= TASK PROMPT =
Extract only the lines running from the top of the entries to the line that holds "ax.axis('off')". Include that line and omit the pictures.

>> START MATERIAL SHOWN

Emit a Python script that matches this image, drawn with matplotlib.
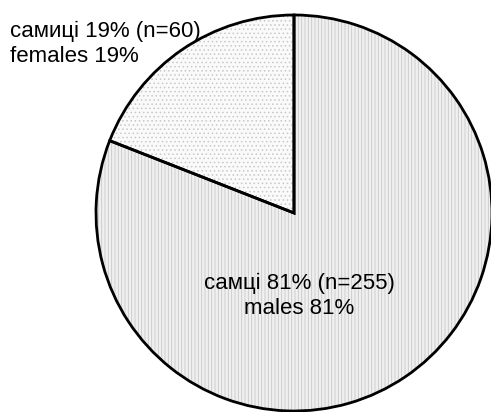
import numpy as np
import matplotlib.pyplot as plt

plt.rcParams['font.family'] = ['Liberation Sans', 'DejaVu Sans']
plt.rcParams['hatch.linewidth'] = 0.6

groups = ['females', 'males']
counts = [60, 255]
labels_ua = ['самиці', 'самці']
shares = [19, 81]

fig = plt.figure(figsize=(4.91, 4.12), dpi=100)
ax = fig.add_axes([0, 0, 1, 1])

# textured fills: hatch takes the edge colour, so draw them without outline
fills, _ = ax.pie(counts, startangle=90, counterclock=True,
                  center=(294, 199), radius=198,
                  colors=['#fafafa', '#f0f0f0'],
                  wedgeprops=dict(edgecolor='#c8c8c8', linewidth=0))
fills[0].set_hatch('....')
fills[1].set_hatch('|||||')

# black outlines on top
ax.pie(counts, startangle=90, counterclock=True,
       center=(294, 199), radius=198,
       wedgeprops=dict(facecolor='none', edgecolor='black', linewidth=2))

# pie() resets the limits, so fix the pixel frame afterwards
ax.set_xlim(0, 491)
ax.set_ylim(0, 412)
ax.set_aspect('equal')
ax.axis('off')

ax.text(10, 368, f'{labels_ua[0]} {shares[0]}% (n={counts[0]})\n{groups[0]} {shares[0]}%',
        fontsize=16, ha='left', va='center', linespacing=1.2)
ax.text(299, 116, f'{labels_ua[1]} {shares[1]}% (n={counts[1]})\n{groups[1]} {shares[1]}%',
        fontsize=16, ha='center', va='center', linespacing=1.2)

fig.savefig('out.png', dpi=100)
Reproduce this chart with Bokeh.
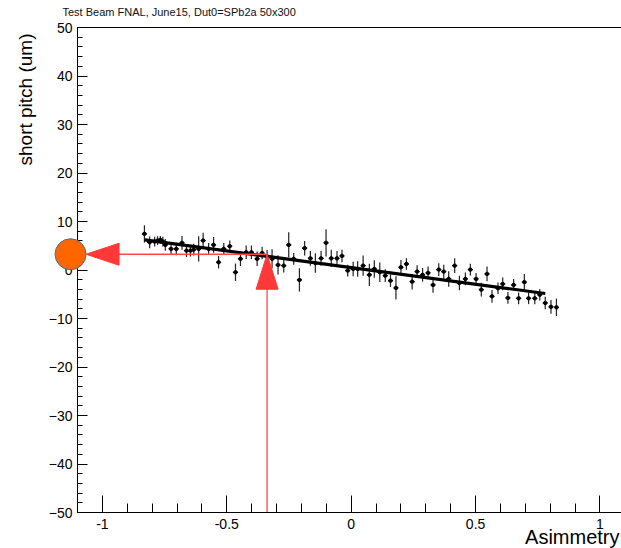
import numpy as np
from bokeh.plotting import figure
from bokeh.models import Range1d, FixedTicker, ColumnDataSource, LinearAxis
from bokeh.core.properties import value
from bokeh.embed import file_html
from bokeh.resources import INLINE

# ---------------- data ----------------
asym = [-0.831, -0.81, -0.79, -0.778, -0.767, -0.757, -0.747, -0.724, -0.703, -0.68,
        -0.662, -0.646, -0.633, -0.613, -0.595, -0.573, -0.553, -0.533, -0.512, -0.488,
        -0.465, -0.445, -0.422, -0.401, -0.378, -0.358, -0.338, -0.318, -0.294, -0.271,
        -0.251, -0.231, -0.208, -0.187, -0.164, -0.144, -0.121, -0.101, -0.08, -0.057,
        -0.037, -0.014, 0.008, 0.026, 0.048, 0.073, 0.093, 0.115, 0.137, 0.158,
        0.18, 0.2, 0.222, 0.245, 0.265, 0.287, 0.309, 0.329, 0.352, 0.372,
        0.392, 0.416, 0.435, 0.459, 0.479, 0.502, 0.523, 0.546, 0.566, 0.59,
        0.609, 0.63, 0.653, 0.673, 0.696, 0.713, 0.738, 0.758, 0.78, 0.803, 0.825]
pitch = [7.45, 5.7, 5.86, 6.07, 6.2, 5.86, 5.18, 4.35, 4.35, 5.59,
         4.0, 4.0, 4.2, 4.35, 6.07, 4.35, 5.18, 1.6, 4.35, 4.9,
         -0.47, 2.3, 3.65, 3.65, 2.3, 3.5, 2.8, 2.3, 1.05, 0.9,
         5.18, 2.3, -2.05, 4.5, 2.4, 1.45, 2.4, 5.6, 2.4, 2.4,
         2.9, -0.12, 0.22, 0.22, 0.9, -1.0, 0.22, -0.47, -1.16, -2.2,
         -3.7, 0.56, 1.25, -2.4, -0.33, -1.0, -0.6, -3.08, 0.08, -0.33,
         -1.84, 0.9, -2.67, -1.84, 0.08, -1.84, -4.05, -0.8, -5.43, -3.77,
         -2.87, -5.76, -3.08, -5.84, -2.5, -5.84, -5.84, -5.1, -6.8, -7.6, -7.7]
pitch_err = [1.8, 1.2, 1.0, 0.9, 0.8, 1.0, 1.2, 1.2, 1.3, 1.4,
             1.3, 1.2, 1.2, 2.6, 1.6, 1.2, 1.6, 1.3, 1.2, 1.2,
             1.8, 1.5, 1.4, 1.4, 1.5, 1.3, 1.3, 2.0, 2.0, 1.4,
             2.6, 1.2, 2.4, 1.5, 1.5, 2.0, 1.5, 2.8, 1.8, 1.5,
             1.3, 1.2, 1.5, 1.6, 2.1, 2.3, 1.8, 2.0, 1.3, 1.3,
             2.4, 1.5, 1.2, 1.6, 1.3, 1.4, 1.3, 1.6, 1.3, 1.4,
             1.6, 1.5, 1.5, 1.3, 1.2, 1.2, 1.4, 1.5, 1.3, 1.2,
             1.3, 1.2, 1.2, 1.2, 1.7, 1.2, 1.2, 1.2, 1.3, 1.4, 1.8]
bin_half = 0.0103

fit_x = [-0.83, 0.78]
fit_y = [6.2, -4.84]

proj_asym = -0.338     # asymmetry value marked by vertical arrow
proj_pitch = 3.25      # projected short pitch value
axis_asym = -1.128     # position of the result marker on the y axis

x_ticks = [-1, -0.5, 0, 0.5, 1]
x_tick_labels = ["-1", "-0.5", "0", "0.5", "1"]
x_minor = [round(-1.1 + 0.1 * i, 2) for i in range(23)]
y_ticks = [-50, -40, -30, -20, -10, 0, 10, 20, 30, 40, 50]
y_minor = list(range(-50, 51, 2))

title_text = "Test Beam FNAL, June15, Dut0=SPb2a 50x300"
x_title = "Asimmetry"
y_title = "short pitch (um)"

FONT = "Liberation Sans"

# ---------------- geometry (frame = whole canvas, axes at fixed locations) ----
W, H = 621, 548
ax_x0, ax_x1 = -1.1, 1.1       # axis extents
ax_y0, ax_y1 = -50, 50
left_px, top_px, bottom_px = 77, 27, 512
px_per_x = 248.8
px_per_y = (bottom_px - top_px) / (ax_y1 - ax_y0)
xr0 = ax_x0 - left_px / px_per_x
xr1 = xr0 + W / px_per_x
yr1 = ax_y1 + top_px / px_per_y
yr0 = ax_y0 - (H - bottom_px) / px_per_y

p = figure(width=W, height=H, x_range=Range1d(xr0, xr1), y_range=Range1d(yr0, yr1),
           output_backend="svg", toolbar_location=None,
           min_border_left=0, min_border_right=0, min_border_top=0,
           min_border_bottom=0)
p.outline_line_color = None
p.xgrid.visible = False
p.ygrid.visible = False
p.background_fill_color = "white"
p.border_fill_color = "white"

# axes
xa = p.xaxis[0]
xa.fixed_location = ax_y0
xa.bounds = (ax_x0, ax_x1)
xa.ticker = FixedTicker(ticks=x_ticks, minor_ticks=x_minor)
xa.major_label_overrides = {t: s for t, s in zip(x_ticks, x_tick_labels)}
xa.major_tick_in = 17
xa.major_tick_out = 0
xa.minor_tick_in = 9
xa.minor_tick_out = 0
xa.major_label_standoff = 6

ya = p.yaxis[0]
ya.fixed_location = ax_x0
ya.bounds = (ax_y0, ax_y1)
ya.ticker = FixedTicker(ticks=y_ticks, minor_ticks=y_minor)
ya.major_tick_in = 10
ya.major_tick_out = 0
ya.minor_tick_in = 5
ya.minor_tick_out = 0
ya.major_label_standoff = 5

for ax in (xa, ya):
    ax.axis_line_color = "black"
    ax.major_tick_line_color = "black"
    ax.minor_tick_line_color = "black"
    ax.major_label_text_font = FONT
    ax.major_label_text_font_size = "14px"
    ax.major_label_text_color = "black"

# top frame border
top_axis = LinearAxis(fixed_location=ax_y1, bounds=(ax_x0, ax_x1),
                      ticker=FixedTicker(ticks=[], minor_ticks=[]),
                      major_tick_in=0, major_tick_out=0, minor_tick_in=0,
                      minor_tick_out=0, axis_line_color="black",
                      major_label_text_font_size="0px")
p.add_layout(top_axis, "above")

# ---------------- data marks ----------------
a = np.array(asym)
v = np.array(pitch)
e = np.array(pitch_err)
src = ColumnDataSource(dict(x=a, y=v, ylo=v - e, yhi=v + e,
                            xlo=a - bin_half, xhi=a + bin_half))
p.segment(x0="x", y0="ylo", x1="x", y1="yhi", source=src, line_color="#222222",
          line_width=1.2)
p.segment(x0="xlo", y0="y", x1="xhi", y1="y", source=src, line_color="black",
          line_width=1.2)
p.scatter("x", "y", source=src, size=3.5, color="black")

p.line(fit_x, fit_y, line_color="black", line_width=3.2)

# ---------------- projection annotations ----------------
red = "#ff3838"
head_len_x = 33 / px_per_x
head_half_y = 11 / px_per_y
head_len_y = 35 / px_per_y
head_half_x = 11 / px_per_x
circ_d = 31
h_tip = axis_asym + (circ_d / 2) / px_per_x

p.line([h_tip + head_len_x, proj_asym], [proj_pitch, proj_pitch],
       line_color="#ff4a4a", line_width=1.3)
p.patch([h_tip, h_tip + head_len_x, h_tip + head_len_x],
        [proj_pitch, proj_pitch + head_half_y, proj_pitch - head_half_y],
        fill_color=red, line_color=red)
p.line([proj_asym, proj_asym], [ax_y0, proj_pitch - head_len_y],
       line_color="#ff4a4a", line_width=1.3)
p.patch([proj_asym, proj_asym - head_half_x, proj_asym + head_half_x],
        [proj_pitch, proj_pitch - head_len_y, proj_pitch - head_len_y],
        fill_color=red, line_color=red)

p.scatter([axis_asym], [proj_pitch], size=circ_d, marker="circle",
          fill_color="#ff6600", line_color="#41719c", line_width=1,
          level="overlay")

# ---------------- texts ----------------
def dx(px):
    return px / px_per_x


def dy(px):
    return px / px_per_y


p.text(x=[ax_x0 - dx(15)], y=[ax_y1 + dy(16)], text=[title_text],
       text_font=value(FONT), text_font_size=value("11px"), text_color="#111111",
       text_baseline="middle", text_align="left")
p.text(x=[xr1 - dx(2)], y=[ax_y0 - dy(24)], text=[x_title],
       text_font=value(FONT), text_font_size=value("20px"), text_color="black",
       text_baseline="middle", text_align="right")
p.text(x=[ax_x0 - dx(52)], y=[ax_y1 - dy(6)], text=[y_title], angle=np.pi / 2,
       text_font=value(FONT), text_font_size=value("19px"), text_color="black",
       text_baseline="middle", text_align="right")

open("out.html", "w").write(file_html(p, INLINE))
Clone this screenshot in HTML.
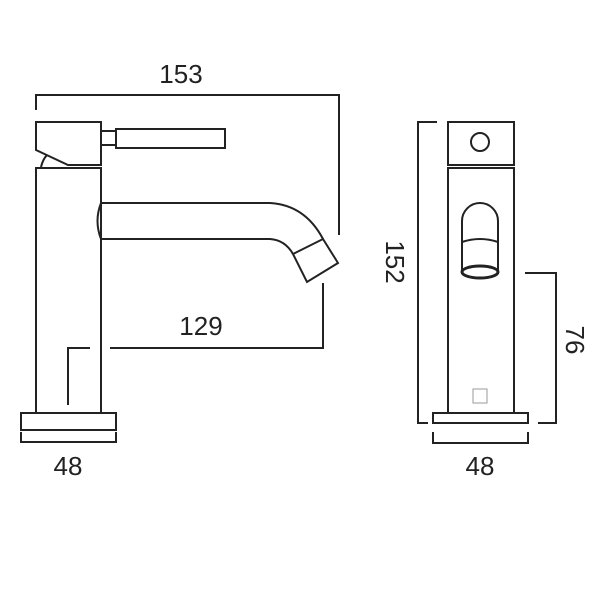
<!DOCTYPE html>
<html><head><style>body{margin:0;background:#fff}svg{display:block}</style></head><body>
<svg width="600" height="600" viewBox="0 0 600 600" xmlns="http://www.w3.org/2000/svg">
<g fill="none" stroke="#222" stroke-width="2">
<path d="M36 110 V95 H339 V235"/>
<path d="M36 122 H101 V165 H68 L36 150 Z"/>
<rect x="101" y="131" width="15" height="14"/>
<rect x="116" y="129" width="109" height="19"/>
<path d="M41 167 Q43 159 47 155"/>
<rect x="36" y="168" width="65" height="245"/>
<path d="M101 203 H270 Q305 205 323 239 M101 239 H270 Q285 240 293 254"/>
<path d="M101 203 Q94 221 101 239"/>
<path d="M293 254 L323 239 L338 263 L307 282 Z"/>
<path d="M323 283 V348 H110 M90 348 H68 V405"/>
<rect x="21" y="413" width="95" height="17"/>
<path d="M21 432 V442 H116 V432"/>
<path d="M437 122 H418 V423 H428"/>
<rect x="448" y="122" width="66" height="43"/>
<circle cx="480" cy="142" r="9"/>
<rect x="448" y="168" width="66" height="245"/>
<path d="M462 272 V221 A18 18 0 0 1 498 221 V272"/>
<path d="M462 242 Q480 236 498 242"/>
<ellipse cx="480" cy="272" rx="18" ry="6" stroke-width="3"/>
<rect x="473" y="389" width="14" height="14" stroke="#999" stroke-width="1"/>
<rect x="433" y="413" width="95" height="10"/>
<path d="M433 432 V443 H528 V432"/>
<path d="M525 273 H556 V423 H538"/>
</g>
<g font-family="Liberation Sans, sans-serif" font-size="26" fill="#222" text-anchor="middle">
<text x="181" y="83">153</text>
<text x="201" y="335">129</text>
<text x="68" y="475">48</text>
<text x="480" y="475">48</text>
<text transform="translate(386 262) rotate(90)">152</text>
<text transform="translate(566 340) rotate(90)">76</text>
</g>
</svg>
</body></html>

>> END MATERIAL SHOWN

= OUTPUT FOR THIS TASK =
Emit a Python script that matches this image, drawn with matplotlib.
import numpy as np
import matplotlib.pyplot as plt

plt.rcParams['font.family'] = ['Liberation Sans', 'DejaVu Sans']
plt.rcParams['hatch.linewidth'] = 0.6

groups = ['females', 'males']
counts = [60, 255]
labels_ua = ['самиці', 'самці']
shares = [19, 81]

fig = plt.figure(figsize=(4.91, 4.12), dpi=100)
ax = fig.add_axes([0, 0, 1, 1])

# textured fills: hatch takes the edge colour, so draw them without outline
fills, _ = ax.pie(counts, startangle=90, counterclock=True,
                  center=(294, 199), radius=198,
                  colors=['#fafafa', '#f0f0f0'],
                  wedgeprops=dict(edgecolor='#c8c8c8', linewidth=0))
fills[0].set_hatch('....')
fills[1].set_hatch('|||||')

# black outlines on top
ax.pie(counts, startangle=90, counterclock=True,
       center=(294, 199), radius=198,
       wedgeprops=dict(facecolor='none', edgecolor='black', linewidth=2))

# pie() resets the limits, so fix the pixel frame afterwards
ax.set_xlim(0, 491)
ax.set_ylim(0, 412)
ax.set_aspect('equal')
ax.axis('off')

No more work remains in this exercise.